## Data provided
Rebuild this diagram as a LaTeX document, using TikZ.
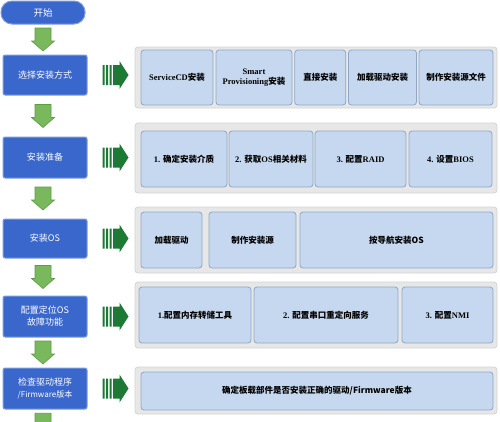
\documentclass[tikz,border=0pt]{standalone}
\usepackage{fontspec}
\setmainfont{Liberation Serif}
\newfontfamily\zh{Noto Sans CJK SC}
\usetikzlibrary{calc}
\definecolor{boxblue}{HTML}{3A67CB}
\definecolor{boxedge}{HTML}{7D9DE0}
\definecolor{arrgreen}{HTML}{79B85C}
\definecolor{arredge}{HTML}{5E9E45}
\definecolor{darkgreen}{HTML}{1D7A35}
\definecolor{panelfill}{HTML}{E7E7E7}
\definecolor{paneledge}{HTML}{D4D4D4}
\definecolor{itemfill}{HTML}{C6D8EF}
\definecolor{itemedge}{HTML}{8FA6C6}
\tikzset{
  leftbox/.style={rectangle, fill=boxblue, draw=boxedge, line width=1pt, rounded corners=2pt,
    text=white, align=center, inner sep=0pt, minimum width=84pt,
    font=\zh\fontsize{9}{12}\selectfont},
  startpill/.style={leftbox, rounded corners=11pt, minimum height=23pt, font=\zh\fontsize{9.5}{12}\selectfont},
  panelbox/.style={rectangle, fill=panelfill, draw=paneledge, line width=0.8pt, rounded corners=3pt,
    inner sep=0pt, minimum width=362pt},
  itembox/.style={rectangle, fill=itemfill, draw=itemedge, line width=0.8pt, rounded corners=3pt,
    inner sep=0pt, align=center, text=black, font=\bfseries\fontsize{8.5}{10.5}\selectfont},
  downarr/.style={fill=arrgreen, draw=arredge, line width=0.6pt},
  rightarr/.style={fill=darkgreen},
}
% block arrow pointing down between two named nodes
\newcommand{\dnarr}[2]{%
  \path[downarr] let \p1=(#1.south), \p2=(#2.north), \n1={(\y1+\y2)/2} in
    (35pt,{\n1+11.5pt}) -- (51pt,{\n1+11.5pt}) -- (51pt,{\n1-1.5pt}) -- (54.5pt,{\n1-1.5pt})
    -- (43pt,{\n1-11.5pt}) -- (31.5pt,{\n1-1.5pt}) -- (35pt,{\n1-1.5pt}) -- cycle;}
% striped arrow pointing right from a step box to its panel
\newcommand{\rtarr}[2]{%
  \path[rightarr] let \p1=(#1.east), \p2=(#2.west) in
    ({\x1+15pt},{\y1-10pt}) rectangle ({\x1+17pt},{\y1+10pt})
    ({\x1+18.5pt},{\y1-10pt}) rectangle ({\x1+20.5pt},{\y1+10pt})
    ({\x1+22pt},{\y1-10pt}) rectangle ({\x1+24pt},{\y1+10pt})
    ({\x1+25.5pt},{\y1-10pt}) -- ({\x1+32pt},{\y1-10pt}) -- ({\x1+32pt},{\y1-14pt})
    -- ({\x1+41pt},{\y1}) -- ({\x1+32pt},{\y1+14pt}) -- ({\x1+32pt},{\y1+10pt})
    -- ({\x1+25.5pt},{\y1+10pt}) -- cycle;}
\begin{document}
\begin{tikzpicture}[x=1pt,y=-1pt]
\useasboundingbox (0,0) rectangle (500,421);
\clip (0,0) rectangle (500,421);
\fill[white] (0,0) rectangle (500,421);
% left column
\node[startpill] (start) at (43,12.5) {开始};
\node[leftbox, minimum height=40pt] (s1) at (45,75) {选择安装方式};
\node[leftbox, minimum height=41pt] (s2) at (45,157.5) {安装准备};
\node[leftbox, minimum height=39pt] (s3) at (45,238.5) {安装OS};
\node[leftbox, minimum height=41pt] (s4) at (45,316.5) {配置定位OS\\故障功能};
\node[leftbox, minimum height=41pt] (s5) at (45,388.5) {检查驱动程序\\{\fontsize{8}{11}\selectfont /Firmware版本}};
\coordinate (tail) at (43,440);
% panels
\node[panelbox, minimum height=61pt] (p1) at (316,77.5) {};
\node[panelbox, minimum height=70pt] (p2) at (316,158) {};
\node[panelbox, minimum height=66pt] (p3) at (316,240) {};
\node[panelbox, minimum height=66pt] (p4) at (316,315) {};
\node[panelbox, minimum height=47pt] (p5) at (316,390.5) {};
% panel 1 items
\node[itembox, minimum width=72pt, minimum height=55pt] (a1) at (177,77.5) {ServiceCD{\zh 安装}};
\node[itembox, minimum width=76pt, minimum height=55pt] (a2) at (254,77.5) {Smart\\Provisioning{\zh 安装}};
\node[itembox, minimum width=51pt, minimum height=55pt] (a3) at (320.25,77.5) {\zh 直接安装};
\node[itembox, minimum width=68pt, minimum height=55pt] (a4) at (382.5,77.5) {\zh 加载驱动安装};
\node[itembox, minimum width=74pt, minimum height=55pt] (a5) at (456,77.5) {\zh 制作安装源文件};
% panel 2 items
\node[itembox, minimum width=86pt, minimum height=56pt] (b1) at (184,159) {1. {\zh 确定安装介质}};
\node[itembox, minimum width=84pt, minimum height=56pt] (b2) at (271,159) {2. {\zh 获取}OS{\zh 相关材料}};
\node[itembox, minimum width=91pt, minimum height=56pt] (b3) at (360.5,159) {3. {\zh 配置}RAID};
\node[itembox, minimum width=83pt, minimum height=56pt] (b4) at (450.5,159) {4. {\zh 设置}BIOS};
% panel 3 items
\node[itembox, minimum width=61pt, minimum height=56pt] (c1) at (171.5,240) {\zh 加载驱动};
\node[itembox, minimum width=87pt, minimum height=56pt] (c2) at (252.5,240) {\zh 制作安装源};
\node[itembox, minimum width=193pt, minimum height=56pt] (c3) at (396.5,240) {\zh 按导航安装OS};
% panel 4 items
\node[itembox, minimum width=112pt, minimum height=56pt] (d1) at (195,315) {1.{\zh 配置内存转储工具}};
\node[itembox, minimum width=144pt, minimum height=56pt] (d2) at (326,315) {2. {\zh 配置串口重定向服务}};
\node[itembox, minimum width=91pt, minimum height=56pt] (d3) at (447.5,315) {3. {\zh 配置}NMI};
% panel 5 item
\node[itembox, minimum width=352pt, minimum height=38pt] (e1) at (317,391) {\zh 确定板载部件是否安装正确的驱动/Firmware版本};
% down arrows
\dnarr{start}{s1}
\dnarr{s1}{s2}
\dnarr{s2}{s3}
\dnarr{s3}{s4}
\dnarr{s4}{s5}
\path[downarr] let \p1=(s5.south), \p2=(tail), \n1={(\y1+\y2)/2} in
    (35pt,{\n1+11.5pt}) -- (51pt,{\n1+11.5pt}) -- (51pt,{\n1-1.5pt}) -- (54.5pt,{\n1-1.5pt})
    -- (43pt,{\n1-11.5pt}) -- (31.5pt,{\n1-1.5pt}) -- (35pt,{\n1-1.5pt}) -- cycle;
% right arrows
\rtarr{s1}{p1}
\rtarr{s2}{p2}
\rtarr{s3}{p3}
\rtarr{s4}{p4}
\rtarr{s5}{p5}
\end{tikzpicture}
\end{document}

## Description of the task
Set every line down exactly as written, leaving each picture out.

## Response
Rebuild this diagram as a LaTeX document, using TikZ.
\documentclass[tikz,border=0pt]{standalone}
\usepackage{fontspec}
\setmainfont{Liberation Serif}
\newfontfamily\zh{Noto Sans CJK SC}
\usetikzlibrary{calc}
\definecolor{boxblue}{HTML}{3A67CB}
\definecolor{boxedge}{HTML}{7D9DE0}
\definecolor{arrgreen}{HTML}{79B85C}
\definecolor{arredge}{HTML}{5E9E45}
\definecolor{darkgreen}{HTML}{1D7A35}
\definecolor{panelfill}{HTML}{E7E7E7}
\definecolor{paneledge}{HTML}{D4D4D4}
\definecolor{itemfill}{HTML}{C6D8EF}
\definecolor{itemedge}{HTML}{8FA6C6}
\tikzset{
  leftbox/.style={rectangle, fill=boxblue, draw=boxedge, line width=1pt, rounded corners=2pt,
    text=white, align=center, inner sep=0pt, minimum width=84pt,
    font=\zh\fontsize{9}{12}\selectfont},
  startpill/.style={leftbox, rounded corners=11pt, minimum height=23pt, font=\zh\fontsize{9.5}{12}\selectfont},
  panelbox/.style={rectangle, fill=panelfill, draw=paneledge, line width=0.8pt, rounded corners=3pt,
    inner sep=0pt, minimum width=362pt},
  itembox/.style={rectangle, fill=itemfill, draw=itemedge, line width=0.8pt, rounded corners=3pt,
    inner sep=0pt, align=center, text=black, font=\bfseries\fontsize{8.5}{10.5}\selectfont},
  downarr/.style={fill=arrgreen, draw=arredge, line width=0.6pt},
  rightarr/.style={fill=darkgreen},
}
% block arrow pointing down between two named nodes
\newcommand{\dnarr}[2]{%
  \path[downarr] let \p1=(#1.south), \p2=(#2.north), \n1={(\y1+\y2)/2} in
    (35pt,{\n1+11.5pt}) -- (51pt,{\n1+11.5pt}) -- (51pt,{\n1-1.5pt}) -- (54.5pt,{\n1-1.5pt})
    -- (43pt,{\n1-11.5pt}) -- (31.5pt,{\n1-1.5pt}) -- (35pt,{\n1-1.5pt}) -- cycle;}
% striped arrow pointing right from a step box to its panel
\newcommand{\rtarr}[2]{%
  \path[rightarr] let \p1=(#1.east), \p2=(#2.west) in
    ({\x1+15pt},{\y1-10pt}) rectangle ({\x1+17pt},{\y1+10pt})
    ({\x1+18.5pt},{\y1-10pt}) rectangle ({\x1+20.5pt},{\y1+10pt})
    ({\x1+22pt},{\y1-10pt}) rectangle ({\x1+24pt},{\y1+10pt})
    ({\x1+25.5pt},{\y1-10pt}) -- ({\x1+32pt},{\y1-10pt}) -- ({\x1+32pt},{\y1-14pt})
    -- ({\x1+41pt},{\y1}) -- ({\x1+32pt},{\y1+14pt}) -- ({\x1+32pt},{\y1+10pt})
    -- ({\x1+25.5pt},{\y1+10pt}) -- cycle;}
\begin{document}
\begin{tikzpicture}[x=1pt,y=-1pt]
\useasboundingbox (0,0) rectangle (500,421);
\clip (0,0) rectangle (500,421);
\fill[white] (0,0) rectangle (500,421);
% left column
\node[startpill] (start) at (43,12.5) {开始};
\node[leftbox, minimum height=40pt] (s1) at (45,75) {选择安装方式};
\node[leftbox, minimum height=41pt] (s2) at (45,157.5) {安装准备};
\node[leftbox, minimum height=39pt] (s3) at (45,238.5) {安装OS};
\node[leftbox, minimum height=41pt] (s4) at (45,316.5) {配置定位OS\\故障功能};
\node[leftbox, minimum height=41pt] (s5) at (45,388.5) {检查驱动程序\\{\fontsize{8}{11}\selectfont /Firmware版本}};
\coordinate (tail) at (43,440);
% panels
\node[panelbox, minimum height=61pt] (p1) at (316,77.5) {};
\node[panelbox, minimum height=70pt] (p2) at (316,158) {};
\node[panelbox, minimum height=66pt] (p3) at (316,240) {};
\node[panelbox, minimum height=66pt] (p4) at (316,315) {};
\node[panelbox, minimum height=47pt] (p5) at (316,390.5) {};
% panel 1 items
\node[itembox, minimum width=72pt, minimum height=55pt] (a1) at (177,77.5) {ServiceCD{\zh 安装}};
\node[itembox, minimum width=76pt, minimum height=55pt] (a2) at (254,77.5) {Smart\\Provisioning{\zh 安装}};
\node[itembox, minimum width=51pt, minimum height=55pt] (a3) at (320.25,77.5) {\zh 直接安装};
\node[itembox, minimum width=68pt, minimum height=55pt] (a4) at (382.5,77.5) {\zh 加载驱动安装};
\node[itembox, minimum width=74pt, minimum height=55pt] (a5) at (456,77.5) {\zh 制作安装源文件};
% panel 2 items
\node[itembox, minimum width=86pt, minimum height=56pt] (b1) at (184,159) {1. {\zh 确定安装介质}};
\node[itembox, minimum width=84pt, minimum height=56pt] (b2) at (271,159) {2. {\zh 获取}OS{\zh 相关材料}};
\node[itembox, minimum width=91pt, minimum height=56pt] (b3) at (360.5,159) {3. {\zh 配置}RAID};
\node[itembox, minimum width=83pt, minimum height=56pt] (b4) at (450.5,159) {4. {\zh 设置}BIOS};
% panel 3 items
\node[itembox, minimum width=61pt, minimum height=56pt] (c1) at (171.5,240) {\zh 加载驱动};
\node[itembox, minimum width=87pt, minimum height=56pt] (c2) at (252.5,240) {\zh 制作安装源};
\node[itembox, minimum width=193pt, minimum height=56pt] (c3) at (396.5,240) {\zh 按导航安装OS};
% panel 4 items
\node[itembox, minimum width=112pt, minimum height=56pt] (d1) at (195,315) {1.{\zh 配置内存转储工具}};
\node[itembox, minimum width=144pt, minimum height=56pt] (d2) at (326,315) {2. {\zh 配置串口重定向服务}};
\node[itembox, minimum width=91pt, minimum height=56pt] (d3) at (447.5,315) {3. {\zh 配置}NMI};
% panel 5 item
\node[itembox, minimum width=352pt, minimum height=38pt] (e1) at (317,391) {\zh 确定板载部件是否安装正确的驱动/Firmware版本};
% down arrows
\dnarr{start}{s1}
\dnarr{s1}{s2}
\dnarr{s2}{s3}
\dnarr{s3}{s4}
\dnarr{s4}{s5}
\path[downarr] let \p1=(s5.south), \p2=(tail), \n1={(\y1+\y2)/2} in
    (35pt,{\n1+11.5pt}) -- (51pt,{\n1+11.5pt}) -- (51pt,{\n1-1.5pt}) -- (54.5pt,{\n1-1.5pt})
    -- (43pt,{\n1-11.5pt}) -- (31.5pt,{\n1-1.5pt}) -- (35pt,{\n1-1.5pt}) -- cycle;
% right arrows
\rtarr{s1}{p1}
\rtarr{s2}{p2}
\rtarr{s3}{p3}
\rtarr{s4}{p4}
\rtarr{s5}{p5}
\end{tikzpicture}
\end{document}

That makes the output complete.